Cassie, a three year-old German Shepherd, appeared very intent on her work, trying to find the scent, but she displayed "no positive alerts" during the hours that passed. At one point, we searched a narrow drainage, until a drop-off and thick brush prevented us from going further.
Al explained that it's easier for Cassie to follow scent in cooler temperatures--that it degrades faster in the heat. He was also unsure of the integrity, so to speak, of the scent article, which had been gathered before our arrival and mixed with a pair of boots.
After several hours of searching, we returned to base. Our intention was to leave Cassie there to rest after all that time in the heat and continue searching without her. But not long after we'd set down our packs for a short break ourselves, we heard over the radio that the subject had been found. What a relief! At her age and given the time since she'd last been seen, the heat and lack of water, I was very concerned about the outcome. She was okay, though, and so was her dog. (I was worried about the chihuahua too!)
From what I understand, some of those programmable signs along the highway--you know, the kind that display road construction information or Amber alerts--had displayed a message about the missing woman, during which time a motorist saw that message, then spotted an elderly woman with a dog along the road and reported it, and that led to our subject's rescue. Nice!

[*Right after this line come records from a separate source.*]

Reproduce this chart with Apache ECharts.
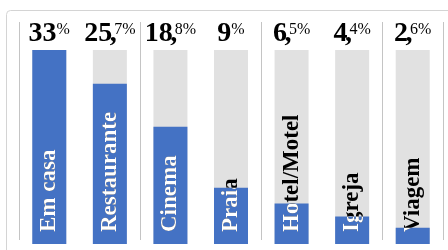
<!DOCTYPE html>
<html>
<head>
<meta charset="utf-8">
<script src="https://cdn.jsdelivr.net/npm/echarts@6/dist/echarts.min.js"></script>
<style>
  html, body { margin: 0; padding: 0; background: #fff; }
  #main { width: 448px; height: 250px; }
</style>
</head>
<body>
<div id="main"></div>
<script>
var categories = ['Em casa', 'Restaurante', 'Cinema', 'Praia', 'Hotel/Motel', 'Igreja', 'Viagem'];
var values = [33, 25.7, 18.8, 9, 6.5, 4.4, 2.6];
var valueLabels = ['33%', '25,7%', '18,8%', '9%', '6,5%', '4,4%', '2,6%'];
var axisMax = 31.1; // first bar runs past the top in the original

var serif = '"Liberation Serif", "Times New Roman", serif';
var catFont = 'bold 23px ' + serif;

function catText(i, x, y, color) {
    return {
        type: 'text',
        x: x,
        y: y,
        rotation: Math.PI / 2,
        style: {
            text: categories[i],
            font: catFont,
            fill: color,
            align: 'left',
            verticalAlign: 'middle'
        }
    };
}

// "25,7%" -> big "25", big comma tucked under, small "7%"
function richLabel(s) {
    var m = s.match(/^(\d+)(,?)(.*)$/);
    var out = '{b|' + m[1] + '}';
    if (m[2]) out += '{c|,}';
    return out + '{s|' + m[3] + '}';
}

function renderLabels(params, api) {
    var i = api.value(0);
    var top = api.coord([i, api.value(1)]);
    var base = api.coord([i, 0]);
    var gridTop = params.coordSys.y;
    var w = api.size([1, 0])[0];
    var cx = base[0];
    var barTop = Math.max(top[1], gridTop);
    var ty = base[1] - 12;
    return {
        type: 'group',
        children: [
            {
                type: 'text',
                x: cx,
                y: gridTop - 1,
                style: {
                    text: richLabel(valueLabels[i]),
                    align: 'center',
                    verticalAlign: 'bottom',
                    rich: {
                        b: { fontFamily: serif, fontWeight: 'bold', fontSize: 28, lineHeight: 30, fill: '#000' },
                        c: { fontFamily: serif, fontWeight: 'bold', fontSize: 28, lineHeight: 30, width: 2, fill: '#000' },
                        s: { fontFamily: serif, fontSize: 16, lineHeight: 23, padding: [3, 0, 0, 0], verticalAlign: 'top', fill: '#000' }
                    }
                }
            },
            catText(i, cx, ty, '#000'),
            {
                type: 'group',
                clipPath: {
                    type: 'rect',
                    shape: { x: cx - w / 2, y: barTop, width: w, height: base[1] - barTop }
                },
                children: [catText(i, cx, ty, '#fff')]
            }
        ]
    };
}

var chart = echarts.init(document.getElementById('main'));
var option = {
    animation: false,
    graphic: [{
        type: 'rect',
        silent: true,
        z: -10,
        shape: { x: 6.5, y: 10.5, width: 480, height: 280, r: 4 },
        style: { fill: 'none', stroke: '#d4d4d4', lineWidth: 1 }
    }],
    grid: [
        { left: 19, right: 5, top: 22, bottom: 10 },
        { left: 19, right: 5, top: 50, bottom: 6 }
    ],
    xAxis: [
        {
            gridIndex: 0,
            type: 'category',
            data: categories,
            axisLine: { show: false },
            axisTick: { show: false },
            axisLabel: { show: false },
            splitLine: { show: true, lineStyle: { color: '#c4c4c4', width: 1 } }
        },
        {
            gridIndex: 1,
            type: 'category',
            data: categories,
            axisLine: { show: false },
            axisTick: { show: false },
            axisLabel: { show: false }
        }
    ],
    yAxis: [
        { gridIndex: 0, type: 'value', show: false, splitLine: { show: false } },
        { gridIndex: 1, type: 'value', min: 0, max: axisMax, show: false, splitLine: { show: false } }
    ],
    series: [
        {
            type: 'bar',
            xAxisIndex: 1,
            yAxisIndex: 1,
            data: values,
            barWidth: 34,
            showBackground: true,
            backgroundStyle: { color: '#e1e1e1' },
            itemStyle: { color: '#4472c4' }
        },
        {
            type: 'custom',
            xAxisIndex: 1,
            yAxisIndex: 1,
            data: values.map(function (v, i) { return [i, v]; }),
            renderItem: renderLabels,
            z: 5
        }
    ]
};
chart.setOption(option);
</script>
</body>
</html>
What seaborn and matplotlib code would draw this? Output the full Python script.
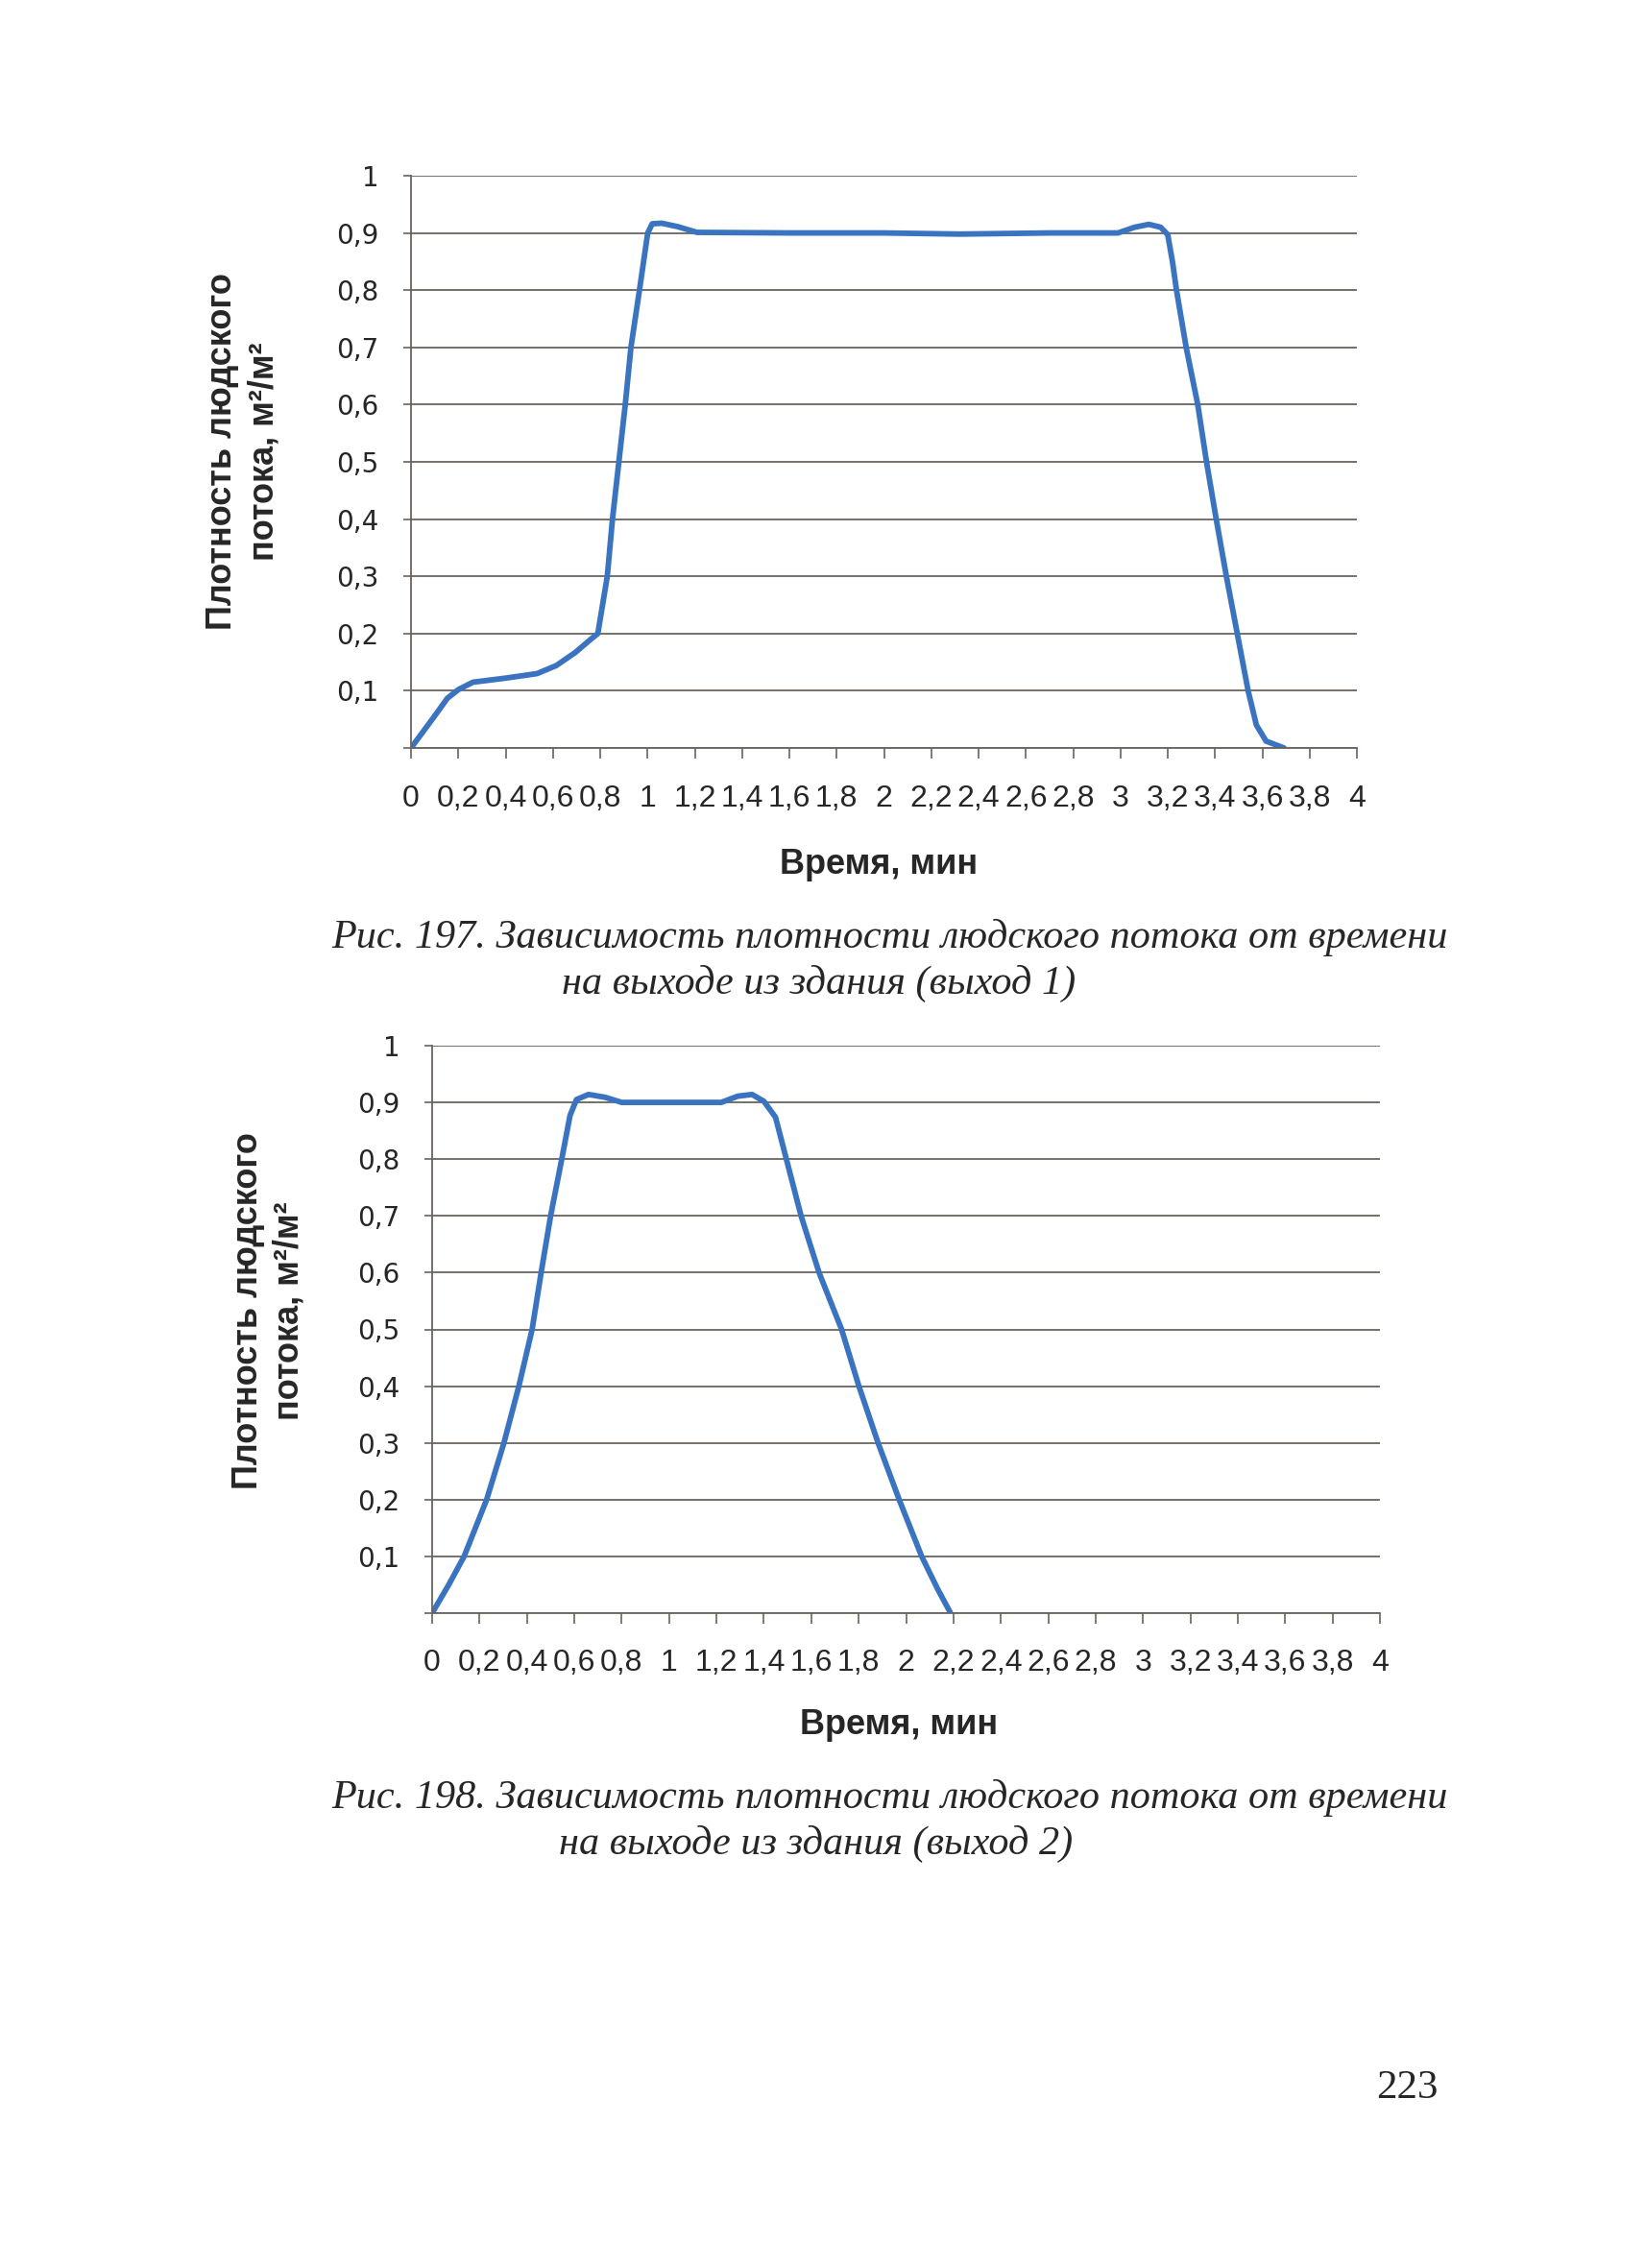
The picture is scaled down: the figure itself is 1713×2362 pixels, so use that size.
import numpy as np
import pandas as pd
import seaborn as sns
import matplotlib.pyplot as plt

# (time in minutes, density in m2/m2)
time1 = [0, 0.10, 0.154, 0.20, 0.262, 0.398, 0.533, 0.614, 0.695, 0.763, 0.790,
         0.830, 0.852, 0.879, 0.906, 0.930, 0.966, 1.001, 1.02, 1.06, 1.128,
         1.209, 1.6, 2.0, 2.32, 2.7, 2.99, 3.06, 3.12, 3.17, 3.20, 3.22, 3.237,
         3.278, 3.327, 3.364, 3.405, 3.448, 3.494, 3.540, 3.575, 3.616, 3.692]
dens1 = [0, 0.056, 0.087, 0.102, 0.115, 0.122, 0.130, 0.144, 0.167, 0.191, 0.20,
         0.30, 0.40, 0.50, 0.60, 0.70, 0.80, 0.90, 0.916, 0.917, 0.911,
         0.901, 0.90, 0.90, 0.898, 0.90, 0.90, 0.910, 0.915, 0.910, 0.897, 0.85, 0.80,
         0.70, 0.60, 0.50, 0.40, 0.30, 0.20, 0.10, 0.04, 0.012, 0]

time2 = [0, 0.07, 0.135, 0.23, 0.303, 0.366, 0.422, 0.46, 0.50, 0.547, 0.582,
         0.609, 0.66, 0.73, 0.80, 1.0, 1.22, 1.29, 1.35, 1.40, 1.449, 1.495,
         1.557, 1.633, 1.728, 1.801, 1.882, 1.971, 2.066, 2.134, 2.188]
dens2 = [0, 0.05, 0.10, 0.20, 0.30, 0.40, 0.50, 0.60, 0.70, 0.80, 0.877,
         0.905, 0.914, 0.909, 0.90, 0.90, 0.90, 0.911, 0.914, 0.902, 0.874, 0.80,
         0.70, 0.60, 0.50, 0.40, 0.30, 0.20, 0.10, 0.042, 0]

x_ticks = [0, 0.2, 0.4, 0.6, 0.8, 1, 1.2, 1.4, 1.6, 1.8, 2, 2.2, 2.4, 2.6, 2.8,
           3, 3.2, 3.4, 3.6, 3.8, 4]
x_labels = ["0", "0,2", "0,4", "0,6", "0,8", "1", "1,2", "1,4", "1,6", "1,8", "2",
            "2,2", "2,4", "2,6", "2,8", "3", "3,2", "3,4", "3,6", "3,8", "4"]
y_ticks = [0, 0.1, 0.2, 0.3, 0.4, 0.5, 0.6, 0.7, 0.8, 0.9, 1]
y_labels = ["", "0,1", "0,2", "0,3", "0,4", "0,5", "0,6", "0,7", "0,8", "0,9", "1"]

captions = [
    ("Рис. 197. Зависимость плотности людского потока от времени",
     "на выходе из здания (выход 1)"),
    ("Рис. 198. Зависимость плотности людского потока от времени",
     "на выходе из здания (выход 2)"),
]

sns.set_style("white")
plt.rcParams["font.family"] = ["DejaVu Sans"]

W, H = 1713, 2362
fig = plt.figure(figsize=(W / 100, H / 100), dpi=100)

line_color = "#3a74c0"
grid_color = "#6a6460"
narrow = ["Liberation Sans Narrow", "DejaVu Sans Condensed", "Liberation Sans"]
bold_sans = ["Liberation Sans", "DejaVu Sans"]
serif = ["Liberation Serif", "DejaVu Serif"]


def panel(rect, t, d, xlab_pos, ylab_pos):
    ax = fig.add_axes(rect)
    df = pd.DataFrame({"t": t, "d": d})
    sns.lineplot(data=df, x="t", y="d", ax=ax, color=line_color,
                 linewidth=4.2, sort=False)
    ax.set_xlim(0, 4)
    ax.set_ylim(0, 1)
    ax.set_xticks(x_ticks)
    ax.set_xticklabels(x_labels, family=narrow, fontsize=23)
    ax.set_yticks(y_ticks)
    ax.set_yticklabels(y_labels, fontsize=20)
    ax.yaxis.grid(True, color=grid_color, linewidth=1.3)
    ax.xaxis.grid(False)
    for s in ["top", "right"]:
        ax.spines[s].set_visible(False)
    for s in ["left", "bottom"]:
        ax.spines[s].set_color(grid_color)
        ax.spines[s].set_linewidth(1.3)
    ax.tick_params(axis="x", direction="out", length=8, width=1.2,
                   color=grid_color, pad=19, bottom=True)
    ax.tick_params(axis="y", direction="out", length=6, width=1.2,
                   color=grid_color, pad=18, left=True)
    ax.set_xlabel("Время, мин", fontsize=26, fontweight="bold", family=bold_sans)
    ax.set_ylabel("Плотность людского\nпотока, м²/м²", fontsize=26,
                  fontweight="bold", family=bold_sans, linespacing=1.3)
    ax.xaxis.set_label_coords(*xlab_pos)
    ax.yaxis.set_label_coords(*ylab_pos)
    ax.set_facecolor("white")
    return ax


panel([428 / W, 1 - 779 / H, 985 / W, 596 / H], time1, dens1,
      (0.494, -0.175), (-0.138, 0.518))
panel([450 / W, 1 - 1680 / H, 987 / W, 591 / H], time2, dens2,
      (0.492, -0.168), (-0.133, 0.533))

# captions
cap_y = [(976, 1024), (1872, 1920)]
cap_x = [(345, 585), (345, 582)]
for (l1, l2), (y1, y2), (x1, x2) in zip(captions, cap_y, cap_x):
    fig.text(x1 / W, 1 - y1 / H, l1, family=serif, style="italic",
             fontsize=30.4, ha="left", va="center")
    fig.text(x2 / W, 1 - y2 / H, l2, family=serif, style="italic",
             fontsize=30.4, ha="left", va="center")

fig.text(1465 / W, 1 - 2175 / H, "223", family=serif, fontsize=31,
         ha="center", va="center")

fig.savefig("out.png", dpi=100, facecolor="white")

As the woman was reunited with family and our team reconvened and waited to debrief, I realized this had been one of the more costly missions I'd been on, personally speaking. You know that brand new camera I was so excited about? Gone. Yep, it's out there somewhere amongst the pinion-juniper. So if you happen to be out that way, doing some bushwhacking, and find a camera with some cool helicopter shots on it, let me know. If you wanna keep it, though, that's okay; my understanding and generous husband went out and bought me a new one with his own art supply fund after I'd called him, pouting, from the field. But no photos this time, I'm afraid.
At about 8pm, we arrived back at the SAR building and proceeded to unload all the unit gear and ATVs ... JUST in time to head out for another mission.